Short task. Do not copy the pictures; transcribe all other material exactly.

Data lines.
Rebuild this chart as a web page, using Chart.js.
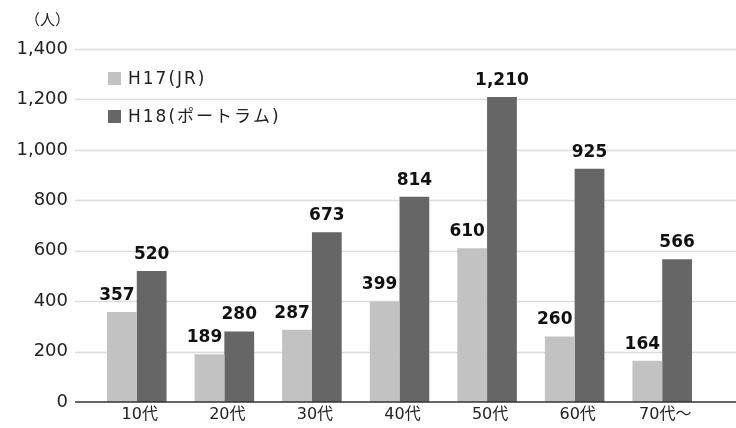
<!DOCTYPE html>
<html>
<head>
<meta charset="utf-8">
<title>年代別利用者数</title>
<script src="https://cdn.jsdelivr.net/npm/chart.js@4"></script>
<style>
  html, body { margin: 0; padding: 0; background: #fff; }
  #wrap { position: relative; width: 736px; height: 428px; }
  #myChart { display: block; }
  #unit { position: absolute; left: 25px; top: 8px; font: 15px "Noto Sans CJK JP", sans-serif; color: #222; }
</style>
</head>
<body>
<div id="wrap">
  <div id="unit">（人）</div>
  <canvas id="myChart" width="736" height="428"></canvas>
</div>
<script>
// data
const ageGroups = ["10代", "20代", "30代", "40代", "50代", "60代", "70代～"];
const h17Values = [357, 189, 287, 399, 610, 260, 164];
const h18Values = [520, 280, 673, 814, 1210, 925, 566];
const seriesNames = ["H17(JR)", "H18(ポートラム)"];
const yTicks = [0, 200, 400, 600, 800, 1000, 1200, 1400];

const FONT = '"DejaVu Sans", "Noto Sans CJK JP", sans-serif';

// axes are hidden so the plot box is set only by the padding;
// gridlines, tick labels, value labels and legend are drawn here
const drawPlugin = {
  id: 'drawExtras',
  beforeDatasetsDraw(chart) {
    const ctx = chart.ctx, y = chart.scales.y, x = chart.scales.x;
    const left = chart.chartArea.left - 18;
    ctx.save();
    ctx.strokeStyle = '#dcdcdc';
    ctx.lineWidth = 1.5;
    yTicks.forEach(v => {
      if (v === 0) return;
      const py = Math.round(y.getPixelForValue(v)) + 0.5;
      ctx.beginPath();
      ctx.moveTo(left, py);
      ctx.lineTo(chart.width, py);
      ctx.stroke();
    });
    // y tick labels
    ctx.fillStyle = '#222';
    ctx.font = '18px ' + FONT;
    ctx.textAlign = 'right';
    ctx.textBaseline = 'middle';
    yTicks.forEach(v => {
      ctx.fillText(v.toLocaleString('en-US'), left - 7, y.getPixelForValue(v));
    });
    // x tick labels
    ctx.font = '16px ' + FONT;
    ctx.textAlign = 'center';
    ageGroups.forEach((lab, i) => {
      ctx.fillText(lab, x.getPixelForTick(i) + 3, chart.chartArea.bottom + 13);
    });
    ctx.restore();
  },
  afterDatasetsDraw(chart) {
    const ctx = chart.ctx, y = chart.scales.y;
    ctx.save();
    // zero line
    const py0 = y.getPixelForValue(0);
    ctx.strokeStyle = '#333';
    ctx.lineWidth = 1.5;
    ctx.beginPath();
    ctx.moveTo(chart.chartArea.left - 18, py0);
    ctx.lineTo(chart.width, py0);
    ctx.stroke();

    // value labels over the bars
    ctx.fillStyle = '#111';
    ctx.font = 'bold 17px ' + FONT;
    ctx.textAlign = 'center';
    ctx.textBaseline = 'bottom';
    chart.data.datasets.forEach((ds, i) => {
      chart.getDatasetMeta(i).data.forEach((bar, j) => {
        ctx.fillText(ds.data[j].toLocaleString('en-US'), bar.x - (i === 0 ? 5 : 0), bar.y - 8);
      });
    });

    // legend inside the plot
    ctx.font = '17px ' + FONT;
    ctx.textAlign = 'left';
    ctx.textBaseline = 'middle';
    ctx.letterSpacing = '2px';
    chart.data.datasets.forEach((ds, i) => {
      const top = 72 + i * 38;
      ctx.fillStyle = ds.backgroundColor;
      ctx.fillRect(108, top, 13, 13);
      ctx.fillStyle = '#222';
      ctx.fillText(ds.label, 128, top + 8);
    });
    ctx.restore();
  }
};

function doChart() {
  const ctx = document.getElementById('myChart').getContext('2d');
  new Chart(ctx, {
    type: 'bar',
    data: {
      labels: ageGroups,
      datasets: [
        { label: seriesNames[0], data: h17Values, backgroundColor: '#c1c2c1' },
        { label: seriesNames[1], data: h18Values, backgroundColor: '#666666' }
      ]
    },
    options: {
      responsive: false,
      animation: false,
      layout: { padding: { top: 49, right: 30, left: 93, bottom: 26 } },
      categoryPercentage: 0.68,
      barPercentage: 1.0,
      plugins: { legend: { display: false }, tooltip: { enabled: false } },
      scales: {
        x: { display: false },
        y: { display: false, min: 0, max: 1400 }
      }
    },
    plugins: [drawPlugin]
  });
}

doChart();
</script>
</body>
</html>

Completed task.
Rebuild this chart as a web page, using Chart.js.
<!DOCTYPE html>
<html>
<head>
<meta charset="utf-8">
<title>年代別利用者数</title>
<script src="https://cdn.jsdelivr.net/npm/chart.js@4"></script>
<style>
  html, body { margin: 0; padding: 0; background: #fff; }
  #wrap { position: relative; width: 736px; height: 428px; }
  #myChart { display: block; }
  #unit { position: absolute; left: 25px; top: 8px; font: 15px "Noto Sans CJK JP", sans-serif; color: #222; }
</style>
</head>
<body>
<div id="wrap">
  <div id="unit">（人）</div>
  <canvas id="myChart" width="736" height="428"></canvas>
</div>
<script>
// data
const ageGroups = ["10代", "20代", "30代", "40代", "50代", "60代", "70代～"];
const h17Values = [357, 189, 287, 399, 610, 260, 164];
const h18Values = [520, 280, 673, 814, 1210, 925, 566];
const seriesNames = ["H17(JR)", "H18(ポートラム)"];
const yTicks = [0, 200, 400, 600, 800, 1000, 1200, 1400];

const FONT = '"DejaVu Sans", "Noto Sans CJK JP", sans-serif';

// axes are hidden so the plot box is set only by the padding;
// gridlines, tick labels, value labels and legend are drawn here
const drawPlugin = {
  id: 'drawExtras',
  beforeDatasetsDraw(chart) {
    const ctx = chart.ctx, y = chart.scales.y, x = chart.scales.x;
    const left = chart.chartArea.left - 18;
    ctx.save();
    ctx.strokeStyle = '#dcdcdc';
    ctx.lineWidth = 1.5;
    yTicks.forEach(v => {
      if (v === 0) return;
      const py = Math.round(y.getPixelForValue(v)) + 0.5;
      ctx.beginPath();
      ctx.moveTo(left, py);
      ctx.lineTo(chart.width, py);
      ctx.stroke();
    });
    // y tick labels
    ctx.fillStyle = '#222';
    ctx.font = '18px ' + FONT;
    ctx.textAlign = 'right';
    ctx.textBaseline = 'middle';
    yTicks.forEach(v => {
      ctx.fillText(v.toLocaleString('en-US'), left - 7, y.getPixelForValue(v));
    });
    // x tick labels
    ctx.font = '16px ' + FONT;
    ctx.textAlign = 'center';
    ageGroups.forEach((lab, i) => {
      ctx.fillText(lab, x.getPixelForTick(i) + 3, chart.chartArea.bottom + 13);
    });
    ctx.restore();
  },
  afterDatasetsDraw(chart) {
    const ctx = chart.ctx, y = chart.scales.y;
    ctx.save();
    // zero line
    const py0 = y.getPixelForValue(0);
    ctx.strokeStyle = '#333';
    ctx.lineWidth = 1.5;
    ctx.beginPath();
    ctx.moveTo(chart.chartArea.left - 18, py0);
    ctx.lineTo(chart.width, py0);
    ctx.stroke();

    // value labels over the bars
    ctx.fillStyle = '#111';
    ctx.font = 'bold 17px ' + FONT;
    ctx.textAlign = 'center';
    ctx.textBaseline = 'bottom';
    chart.data.datasets.forEach((ds, i) => {
      chart.getDatasetMeta(i).data.forEach((bar, j) => {
        ctx.fillText(ds.data[j].toLocaleString('en-US'), bar.x - (i === 0 ? 5 : 0), bar.y - 8);
      });
    });

    // legend inside the plot
    ctx.font = '17px ' + FONT;
    ctx.textAlign = 'left';
    ctx.textBaseline = 'middle';
    ctx.letterSpacing = '2px';
    chart.data.datasets.forEach((ds, i) => {
      const top = 72 + i * 38;
      ctx.fillStyle = ds.backgroundColor;
      ctx.fillRect(108, top, 13, 13);
      ctx.fillStyle = '#222';
      ctx.fillText(ds.label, 128, top + 8);
    });
    ctx.restore();
  }
};

function doChart() {
  const ctx = document.getElementById('myChart').getContext('2d');
  new Chart(ctx, {
    type: 'bar',
    data: {
      labels: ageGroups,
      datasets: [
        { label: seriesNames[0], data: h17Values, backgroundColor: '#c1c2c1' },
        { label: seriesNames[1], data: h18Values, backgroundColor: '#666666' }
      ]
    },
    options: {
      responsive: false,
      animation: false,
      layout: { padding: { top: 49, right: 30, left: 93, bottom: 26 } },
      categoryPercentage: 0.68,
      barPercentage: 1.0,
      plugins: { legend: { display: false }, tooltip: { enabled: false } },
      scales: {
        x: { display: false },
        y: { display: false, min: 0, max: 1400 }
      }
    },
    plugins: [drawPlugin]
  });
}

doChart();
</script>
</body>
</html>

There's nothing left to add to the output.